I am doing LASSO using HPGENSELECT. Below is the code that I am using.
PROC HPGENSELECT DATA=library.Bigdata LASSORHO= 0.80 LASSOSTEPS= 50;
PARTITION roleVar=Group(train='Group1' validate='Group2');
CLASSVAR1 VAR2;
MODEL MASLD (descending)= VAR1 VAR2 ...... VAR(X);
/ DISTRIBUTION = BINARY;
SELECTION METHOD=LASSO (CHOOSE=VALIDATE STOP=None) DETAILS=ALL;
by _imputation_;
ods output ParameterEstimates=data;
run;
quit;
I am facing a couple of problems here. LASSO is selecting the optimal model as one with the lowest ASE, which is always the last step(in case the 50th step) So, I need to increase the LASSOSTEPS=100, still it selects the 100th step as the optimal model It keeps on doing that how much ever I increase the LASSOSTEPS. And I increase the LASSOSTEPS, the number of variables selected into the model also increases and at around TEPS -80, the SAS selects all the 45 variables in to the optimal mode; Do, basically its not doing any more variable selection by the time it reaches step 80, but still last step (say 100th) is selected as the optimal model by LASSO. Does anyone know why is it doing that?
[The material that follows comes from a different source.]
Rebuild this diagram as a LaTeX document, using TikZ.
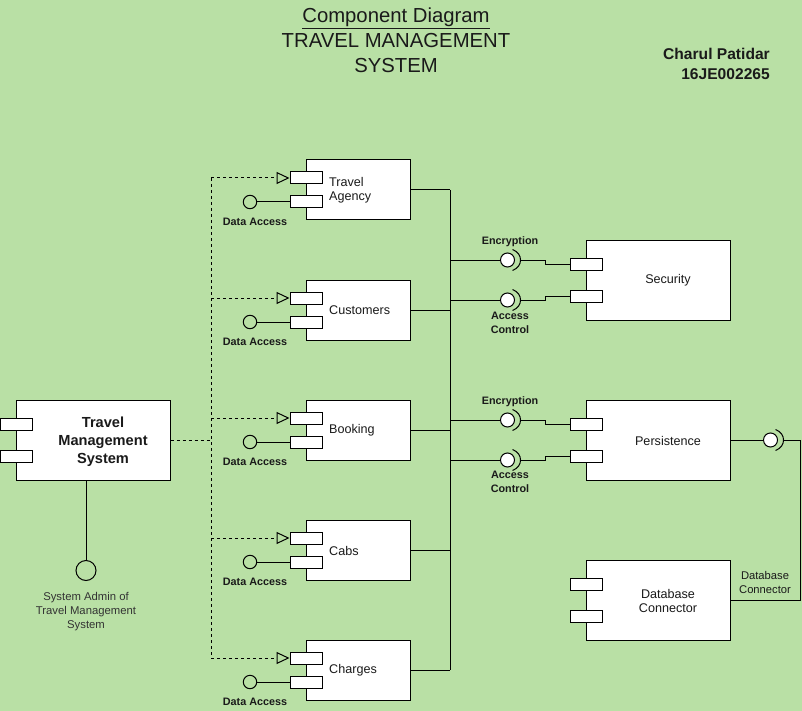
\documentclass[tikz,border=0pt]{standalone}
\usepackage{fontspec}
\setmainfont{Liberation Sans}
\usetikzlibrary{arrows.meta,calc}
\definecolor{bgc}{HTML}{B9E0A5}
\definecolor{txt}{HTML}{1A1A1A}
\definecolor{txtg}{HTML}{333333}
\begin{document}
\begin{tikzpicture}[x=1pt,y=-1pt,
  comp/.style={draw=black, fill=white, line width=1pt, rectangle, inner sep=0pt},
  port/.style={draw=black, fill=white, line width=1pt, rectangle, inner sep=0pt, minimum width=32pt, minimum height=12pt},
  ball/.style={draw=black, fill=white, line width=1pt, circle, inner sep=0pt, minimum size=14pt},
  ballopen/.style={draw=black, line width=1pt, circle, inner sep=0pt, minimum size=13.4pt},
  ln/.style={draw=black, line width=1pt},
  dep/.style={draw=black, line width=1pt, dash pattern=on 3pt off 3pt},
  deparrow/.style={dep, -{Triangle[open, length=13pt, width=12pt, line width=1pt]}},
  lbl/.style={font=\fontsize{10.8}{14}\selectfont\bfseries, text=txt, inner sep=0pt, align=center},
  cname/.style={font=\fontsize{12.6}{14}\selectfont, text=txt, inner sep=0pt, align=left},
  cnamec/.style={font=\fontsize{12.6}{14}\selectfont, text=txt, inner sep=0pt, align=center},
  small/.style={font=\fontsize{11.2}{14}\selectfont, text=txt, inner sep=0pt, align=center}
]
\fill[bgc] (0,0) rectangle (802,711);
\useasboundingbox (0,0) rectangle (802,711);

% Title
\node[font=\fontsize{20.3}{25}\selectfont, text=txt, align=center, inner sep=0pt] (title) at (396,40)
  {\underline{Component Diagram}\\TRAVEL MANAGEMENT\\SYSTEM};
\node[font=\fontsize{15.6}{19.5}\selectfont\bfseries, text=txt, align=right, inner sep=0pt, anchor=east] (author) at (770,64)
  {Charul Patidar\\16JE002265};

% Left components
\foreach \nm/\cy/\lab in {ta/190/{Travel\\Agency}, cu/310/Customers, bo/430/Booking, ca/550/Cabs, ch/670/Charges} {
  \node[comp, minimum width=104pt, minimum height=60pt] (\nm) at (358,\cy) {};
  \node[port] (\nm-p1) at (306,\cy-12) {};
  \node[port] (\nm-p2) at (306,\cy+12) {};
  \node[cname, anchor=west] (\nm-t) at (329,\cy+0.5) {\lab};
  \node[ballopen] (\nm-da) at (250,\cy+12) {};
  \node[lbl] (\nm-dl) at (255,\cy+32) {Data Access};
  \coordinate (\nm-d) at (211,\cy-12);
  \coordinate (\nm-b) at (450,\cy);
  \draw[deparrow] (\nm-d) -- (\nm-p1.west);
  \draw[ln] (\nm-da) -- (\nm-p2.west);
  \draw[ln] (\nm.east) -- (\nm-b);
}
\draw[ln] (ta-b) -- (ch-b);

% Travel Management System
\node[comp, minimum width=154pt, minimum height=80pt] (tms) at (93,440) {};
\node[port] (tms-p1) at (16,424) {};
\node[port] (tms-p2) at (16,456) {};
\node[font=\fontsize{14.6}{18}\selectfont\bfseries, text=txt, align=center, inner sep=0pt] (tms-t) at (103,442)
  {Travel\\Management\\System};
\coordinate (tms-d) at (211,440);
\draw[dep] (tms.east) -- (tms-d);
\draw[dep] (ta-d) -- (ch-d);

\node[draw=black, line width=1pt, circle, inner sep=0pt, minimum size=20pt] (adm) at (86,570.5) {};
\draw[ln] (adm |- tms.south) -- (adm.north);
\node[font=\fontsize{11.3}{14}\selectfont, text=txtg, align=center, inner sep=0pt] (adm-t) at (86,612)
  {System Admin of\\Travel Management\\System};

% Right components
\foreach \nm/\cy/\lab in {sec/280/Security, per/440/Persistence, dbc/600/{Database\\Connector}} {
  \node[comp, minimum width=144pt, minimum height=80pt] (\nm) at (658,\cy) {};
  \node[port] (\nm-p1) at (586,\cy-16) {};
  \node[port] (\nm-p2) at (586,\cy+16) {};
  \node[cnamec] (\nm-t) at (668,\cy+0.5) {\lab};
}

% Provided / required interfaces
\foreach \nm/\y/\p in {se/260/sec-p1, sa/300/sec-p2, pe/420/per-p1, pa/460/per-p2} {
  \coordinate (\nm-b) at (450,\y);
  \node[ball] (\nm) at (507.5,\y) {};
  \draw[ln] (\nm-b) -- (\nm.west);
  \draw[ln] ($(\nm)+(5,-10.5)$) .. controls ($(\nm)+(15.7,-6.5)$) and ($(\nm)+(15.7,6.5)$) .. ($(\nm)+(5,10.5)$);
  \coordinate (\nm-k) at ($(\nm)+(13,0)$);
  \draw[ln] (\nm-k) -- ++(24.5,0) |- (\p.west);
}
\node[lbl] (se-l) at (510,242) {Encryption};
\node[lbl] (sa-l) at (510,322.5) {Access\\Control};
\node[lbl] (pe-l) at (510,402) {Encryption};
\node[lbl] (pa-l) at (510,482) {Access\\Control};

% Persistence -> Database Connector
\node[ball] (pr) at (770.5,440) {};
\draw[ln] (per.east) -- (pr.west);
\draw[ln] ($(pr)+(5,-10.5)$) .. controls ($(pr)+(15.7,-6.5)$) and ($(pr)+(15.7,6.5)$) .. ($(pr)+(5,10.5)$);
\coordinate (pr-k) at ($(pr)+(13,0)$);
\coordinate (pr-c) at (800,440);
\draw[ln] (pr-k) -- (pr-c) |- (dbc.east);
\node[small] (dbc-l) at (765,582) {Database\\Connector};
\end{tikzpicture}
\end{document}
Also, the number of variable sthat SAS selects varies by the value of LAMBDARHO and LAMDASTEPS. Is there a way for me to what is the optimal values for these and how to get that for my model? This is my reference-https://www.mwsug.org/proceedings/2017/AA/MWSUG-2017-AA02.pdf
I also use SAS documentation for HPGENSELECT as my reference. Can anyone help with this? Thank you.